GHL Systems Berhad Annual Report 2014 - page 76

Annual report 2014
75
NOTES TO THE FINANCIAL STATEMENTS
31 December 2014 (continued)
4. SIGNIFICANT ACCOUNTING POLICIES (continued)
4.6 Investments (continued)
(c) Joint arrangements (continued)
(ii) Joint venture (continued)
The Group determines the type of joint arrangement in which it is involved, based on the
rights and obligations of the parties to the arrangement. In assessing the classification of
interests in joint arrangements, the Group considers:
(a) The structure of the joint arrangement;
(b) The legal form of joint arrangements structured through a separate vehicle;
(c) The contractual terms of the joint arrangement agreement; and
(d) Any other facts and circumstances.
When there are changes in the facts and circumstances change, the Group reassesses
whether the type of joint arrangement in which it is involved has changed.
4.7 Intangible assets
(a) Goodwill
Goodwill recognised in a business combination is an asset at the acquisition date and is initially
measured at cost being the excess of the sum of the consideration transferred, the amount of
any non-controlling interest in the acquiree and the fair value of the acquirer’s previously held
equity interest (if any) in the entity over net of the acquisition-date amounts of the identifiable
assets acquired and the liabilities assumed. If, after reassessment, the interest of the Group in
the fair value of the acquiree’s identifiable net assets exceeds the sum of the consideration
transferred, the amount of any non-controlling interest in the acquiree and the fair value of
the acquirer’s previously held equity interest in the acquiree (if any), the excess is recognised
immediately in profit or loss as a bargain purchase gain.
After initial recognition, goodwill is measured at cost less accumulated impairment losses, if
any.

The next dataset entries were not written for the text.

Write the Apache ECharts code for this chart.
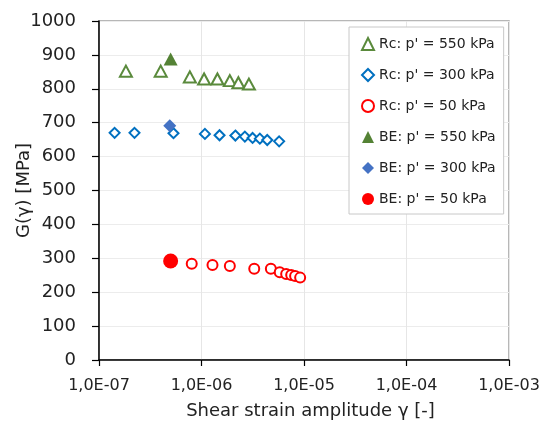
<!DOCTYPE html>
<html>
<head>
<meta charset="utf-8">
<script src="https://cdn.jsdelivr.net/npm/echarts@6/dist/echarts.min.js"></script>
<style>
  html, body { margin: 0; padding: 0; background: #fff; }
  #chart { width: 546px; height: 432px; }
</style>
</head>
<body>
<div id="chart"></div>
<script>
// Resonant column (Rc) measurements: shear strain amplitude and shear modulus G [MPa]
const rc550Strain = [1.83e-7, 4.0e-7, 7.7e-7, 1.06e-6, 1.43e-6, 1.89e-6, 2.29e-6, 2.9e-6];
const rc550G      = [852, 852, 835, 829, 829, 824, 818, 814];

const rc300Strain = [1.42e-7, 2.22e-7, 5.33e-7, 1.08e-6, 1.50e-6, 2.14e-6, 2.65e-6, 3.15e-6, 3.71e-6, 4.38e-6, 5.72e-6];
const rc300G      = [670, 670, 669, 667, 663, 662, 659, 655, 653, 649, 645];

const rc50Strain  = [8.03e-7, 1.28e-6, 1.89e-6, 3.27e-6, 4.75e-6, 5.80e-6, 6.70e-6, 7.50e-6, 8.19e-6, 9.17e-6];
const rc50G       = [284, 280, 277, 269, 269, 259, 254, 251, 248, 243];

// Bender element (BE) measurements
const be550Strain = [5.0e-7];
const be550G      = [888];
const be300Strain = [4.9e-7];
const be300G      = [691];
const be50Strain  = [5.0e-7];
const be50G       = [292];

const seriesNames = [
  "Rc: p' = 550 kPa", "Rc: p' = 300 kPa", "Rc: p' = 50 kPa",
  "BE: p' = 550 kPa", "BE: p' = 300 kPa", "BE: p' = 50 kPa"
];

const xMin = 1e-7, xMax = 1e-3;
const yMin = 0, yMax = 1000, yStep = 100;

function pairs(xs, ys) { return xs.map((x, i) => [x, ys[i]]); }

function sciLabel(v) {
  const e = Math.round(Math.log10(v));
  const sign = e < 0 ? '-' : '+';
  return '1,0E' + sign + String(Math.abs(e)).padStart(2, '0');
}

const FONT = 'DejaVu Sans';
const chart = echarts.init(document.getElementById('chart'), null, { renderer: 'canvas' });

function scatter(name, data, symbol, size, color, filled) {
  return {
    name: name,
    type: 'scatter',
    data: data,
    symbol: symbol,
    symbolSize: size,
    itemStyle: filled
      ? { color: color, opacity: 1 }
      : { color: color, borderColor: color, borderWidth: 1.2, opacity: 1 },
    z: filled ? 3 : 2
  };
}

chart.setOption({
  animation: false,
  backgroundColor: '#ffffff',
  grid: {
    left: 99, right: 37, top: 21, bottom: 72,
    containLabel: false, outerBoundsMode: 'none',
    show: true, borderColor: '#a0a0a0', borderWidth: 1.5
  },
  legend: {
    orient: 'vertical',
    left: 349, top: 27,
    backgroundColor: '#ffffff',
    borderColor: '#c8c8c8', borderWidth: 1,
    padding: [9, 8, 7, 12],
    itemWidth: 12, itemHeight: 12, itemGap: 15,
    textStyle: { fontFamily: FONT, fontSize: 14, color: '#222', lineHeight: 16 },
    data: seriesNames
  },
  xAxis: {
    type: 'log', logBase: 10, min: xMin, max: xMax,
    name: 'Shear strain amplitude \u03b3 [-]',
    nameLocation: 'middle', nameGap: 42, nameMoveOverlap: false,
    nameTextStyle: { fontFamily: FONT, fontSize: 18, color: '#222', padding: [0, 0, 0, 13] },
    axisLine: { show: true, onZero: false, lineStyle: { color: '#000', width: 1.5 } },
    axisTick: { show: true, inside: false, length: 6, lineStyle: { color: '#000', width: 1.2 } },
    minorTick: { show: false },
    axisLabel: { formatter: sciLabel, fontFamily: FONT, fontSize: 16, color: '#222', margin: 18 },
    splitLine: { show: true, lineStyle: { color: '#e6e6e6', width: 1 } }
  },
  yAxis: {
    type: 'value', min: yMin, max: yMax, interval: yStep,
    name: 'G(\u03b3) [MPa]',
    nameLocation: 'middle', nameGap: 66, nameRotate: 90, nameMoveOverlap: false,
    nameTextStyle: { fontFamily: FONT, fontSize: 18, color: '#222' },
    axisLine: { show: true, lineStyle: { color: '#000', width: 1.5 } },
    axisTick: { show: true, inside: false, length: 7, lineStyle: { color: '#000', width: 1.2 } },
    axisLabel: { formatter: v => String(v), fontFamily: FONT, fontSize: 18, color: '#222', margin: 23 },
    splitLine: { show: true, lineStyle: { color: '#ececec', width: 1 } }
  },
  series: [
    scatter(seriesNames[0], pairs(rc550Strain, rc550G), 'emptyTriangle', [12, 11], '#5a8a3c', false),
    scatter(seriesNames[1], pairs(rc300Strain, rc300G), 'emptyDiamond', [10, 10], '#0070c0', false),
    scatter(seriesNames[2], pairs(rc50Strain, rc50G), 'emptyCircle', 10, '#ff0000', false),
    scatter(seriesNames[3], pairs(be550Strain, be550G), 'triangle', [14, 13], '#548235', true),
    scatter(seriesNames[4], pairs(be300Strain, be300G), 'diamond', [13, 13], '#4472c4', true),
    scatter(seriesNames[5], pairs(be50Strain, be50G), 'circle', 15, '#ff0000', true)
  ]
});
</script>
</body>
</html>
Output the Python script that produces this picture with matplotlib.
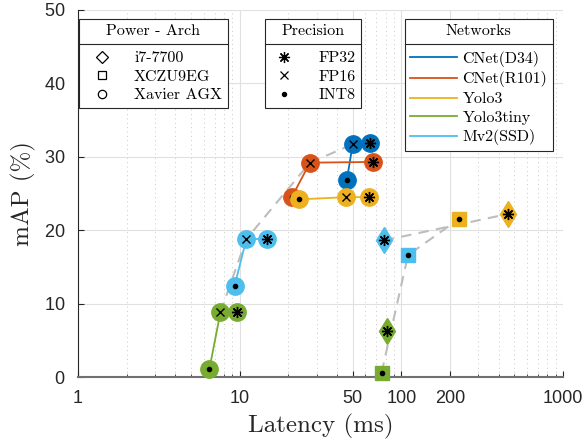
import numpy as np
import matplotlib
matplotlib.use('Agg')
import matplotlib.pyplot as plt
from matplotlib.lines import Line2D
from matplotlib.ticker import FixedLocator, NullFormatter

plt.rcParams['font.family'] = ['Liberation Sans', 'DejaVu Sans']
plt.rcParams['axes.formatter.use_mathtext'] = True
SERIF = 'cmr10'

# ---- data ----
networks = ['CNet(D34)', 'CNet(R101)', 'Yolo3', 'Yolo3tiny', 'Mv2(SSD)']
net_colors = ['#0072BD', '#D95319', '#EDB120', '#77AC30', '#4DBEEE']

devices = ['i7-7700', 'XCZU9EG', 'Xavier AGX']
precisions = ['FP32', 'FP16', 'INT8']

# Xavier AGX, one row per network, columns FP32 / FP16 / INT8
xavier_lat = [[64.0, 50.0, 46.0],
              [66.4, 27.2, 21.0],
              [63.0, 45.3, 23.4],
              [9.6, 7.6, 6.5],
              [14.8, 11.0, 9.3]]
xavier_map = [[31.9, 31.7, 26.8],
              [29.3, 29.2, 24.5],
              [24.5, 24.5, 24.2],
              [8.8, 8.8, 1.1],
              [18.8, 18.8, 12.4]]

# i7-7700 (FP32) and XCZU9EG (INT8): Yolo3, Yolo3tiny, Mv2(SSD)
other_nets = [2, 3, 4]
i7_lat = [454.0, 81.0, 78.0]
i7_map = [22.2, 6.3, 18.6]
zcu_lat = [226.0, 75.5, 110.0]
zcu_map = [21.5, 0.6, 16.6]

# dashed trend lines
xavier_front = [3, 4, 1, 0]          # FP16 points, by network index
zcu_front = [1, 2, 0]                # index into zcu arrays
i7_front = [2, 0]                    # index into i7 arrays

xticks = [1, 10, 50, 100, 200, 1000]
yticks = [0, 10, 20, 30, 40, 50]

# ---- figure ----
fig = plt.figure(figsize=(5.82, 4.44), dpi=100)
ax = fig.add_axes([78 / 582, 67 / 444, 485 / 582, 367 / 444])

prec_mk = [(8, 2, 0), 'x', '.']
prec_ms = [8, 6, 6]
axis_col = '#262626'
dash_col = '#bdbdbd'

# dashed fronts
dash = (0, (5, 3.5))
ax.plot([xavier_lat[i][1] for i in xavier_front], [xavier_map[i][1] for i in xavier_front],
        ls=dash, color=dash_col, lw=1.5, zorder=2)
ax.plot([zcu_lat[i] for i in zcu_front], [zcu_map[i] for i in zcu_front],
        ls=dash, color=dash_col, lw=1.5, zorder=2)
ax.plot([i7_lat[i] for i in i7_front], [i7_map[i] for i in i7_front],
        ls=dash, color=dash_col, lw=1.5, zorder=2)

# Xavier: solid line INT8 -> FP16 -> FP32 with big circles
for k in range(len(networks)):
    c = net_colors[k]
    ax.plot(xavier_lat[k][::-1], xavier_map[k][::-1], '-', color=c, lw=1.3, zorder=3 + k * 0.1)
for k in range(len(networks)):
    c = net_colors[k]
    for p in range(3):
        z = 4 + k * 0.1
        ax.plot(xavier_lat[k][p], xavier_map[k][p], 'o', ms=12.5, mfc=c, mec=c, zorder=z, clip_on=False)
        ax.plot(xavier_lat[k][p], xavier_map[k][p], marker=prec_mk[p], ms=prec_ms[p], color='k',
                mew=1.0, zorder=z + 0.05, clip_on=False)

# i7 (diamond, FP32) and XCZU9EG (square, INT8)
for j, k in enumerate(other_nets):
    c = net_colors[k]
    ax.plot(i7_lat[j], i7_map[j], 'd', ms=13, mfc=c, mec=c, zorder=5, clip_on=False)
    ax.plot(i7_lat[j], i7_map[j], marker=prec_mk[0], ms=prec_ms[0], color='k', mew=1.0, zorder=5.1)
    ax.plot(zcu_lat[j], zcu_map[j], 's', ms=9.5, mfc=c, mec=c, zorder=5, clip_on=False)
    ax.plot(zcu_lat[j], zcu_map[j], marker=prec_mk[2], ms=prec_ms[2], color='k', zorder=5.1, clip_on=False)

# axes
ax.set_xscale('log')
ax.set_xlim(1, 1000)
ax.set_ylim(0, 50)
ax.set_xticks(xticks)
ax.set_xticklabels([str(t) for t in xticks])
ax.xaxis.set_minor_locator(FixedLocator([m * 10 ** e for e in range(3) for m in range(2, 10)]))
ax.xaxis.set_minor_formatter(NullFormatter())
ax.set_yticks(yticks)
ax.tick_params(which='both', direction='in', colors=axis_col, labelsize=13, top=False, right=False)
ax.tick_params(which='major', length=4, width=0.8)
ax.tick_params(which='minor', length=2.5, width=0.6)
ax.tick_params(axis='x', pad=9)
ax.tick_params(axis='y', pad=9)
for s in ['top', 'right']:
    ax.spines[s].set_visible(False)
ax.spines['left'].set_color(axis_col)
ax.spines['bottom'].set_color('#707070')
ax.spines['bottom'].set_linewidth(1.5)
ax.spines['left'].set_linewidth(0.8)

ax.grid(which='major', color='#e0e0e0', lw=0.8, zorder=0)
ax.grid(which='minor', axis='x', color='#c8c8c8', lw=0.7, ls=(0, (1, 3.5)), zorder=0)
ax.set_axisbelow(True)

ax.set_xlabel('Latency (ms)', family=SERIF, fontsize=18, color=axis_col, labelpad=5)
ax.set_ylabel('mAP (%)', family=SERIF, fontsize=18, color=axis_col, labelpad=6)

# ---- legends ----
dev_mk = ['D', 's', 'o']
h_dev = [Line2D([], [], ls='none', marker=m, ms=6, mfc='none', mec='k', mew=0.9) for m in dev_mk]
h_prec = [Line2D([], [], ls='none', marker=m, ms=s, color='k', mew=0.9) for m, s in zip(prec_mk, prec_ms)]
h_net = [Line2D([], [], color=c, lw=1.3) for c in net_colors]

common = dict(frameon=True, fancybox=False, framealpha=1, edgecolor=axis_col,
              borderaxespad=0, prop={'family': SERIF, 'size': 11.5},
              title_fontproperties={'family': SERIF, 'size': 11.5},
              labelspacing=0.28, borderpad=0.35)
leg1 = ax.legend(h_dev, devices, title='Power - Arch', loc='upper left',
                 bbox_to_anchor=(0.002, 0.975), handlelength=2.2, handletextpad=0.9, **common)
ax.add_artist(leg1)
leg2 = ax.legend(h_prec, precisions, title='Precision', loc='upper left',
                 bbox_to_anchor=(0.386, 0.975), handlelength=1.6, handletextpad=1.4, **common)
ax.add_artist(leg2)
leg3 = ax.legend(h_net, networks, title='Networks', loc='upper left',
                 bbox_to_anchor=(0.674, 0.975), handlelength=2.9, handletextpad=0.35, **common)
for lg in (leg1, leg2, leg3):
    lg.get_frame().set_linewidth(0.8)
    lg.set_zorder(10)
    lg._legend_box.sep = 9   # more room under the title, like the original

fig.canvas.draw()
r = fig.canvas.get_renderer()
inv = fig.transFigure.inverted()
for lg in (leg1, leg2, leg3):
    fb = lg.get_frame().get_window_extent(r)
    tb = lg.get_title().get_window_extent(r)
    ysep = tb.y0 - 6
    (x0, y0), (x1, _) = inv.transform([(fb.x0, ysep), (fb.x1, ysep)])
    fig.add_artist(Line2D([x0, x1], [y0, y0], color=axis_col, lw=0.8, zorder=11))

fig.savefig('out.png', dpi=100)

Goodwill is not amortised but instead tested for impairment annually or more frequently
if events or changes in circumstances indicate that the carrying amount could be impaired.
Objective events that would trigger a more frequent impairment review include adverse
industry or economic trends, significant restructuring actions, significantly lowered projections of
profitability, or a sustained decline in the acquiree’s market capitalisation. Gains and losses on
the disposal of an entity include the carrying amount of goodwill relating to the entity sold.
(b) Other intangible assets
Other intangible assets are recognised only when the identifiability, control and future economic
benefit probability criteria are met.
The Group recognises at the acquisition date separately from goodwill, an intangible asset of
the acquiree, irrespective of whether the asset had been recognised by the acquiree before
the business combination. In-process research and development projects acquired in such
combinations are recognised as an asset even if subsequent expenditure is written off because
the criteria specified in the policy for research and development is not met.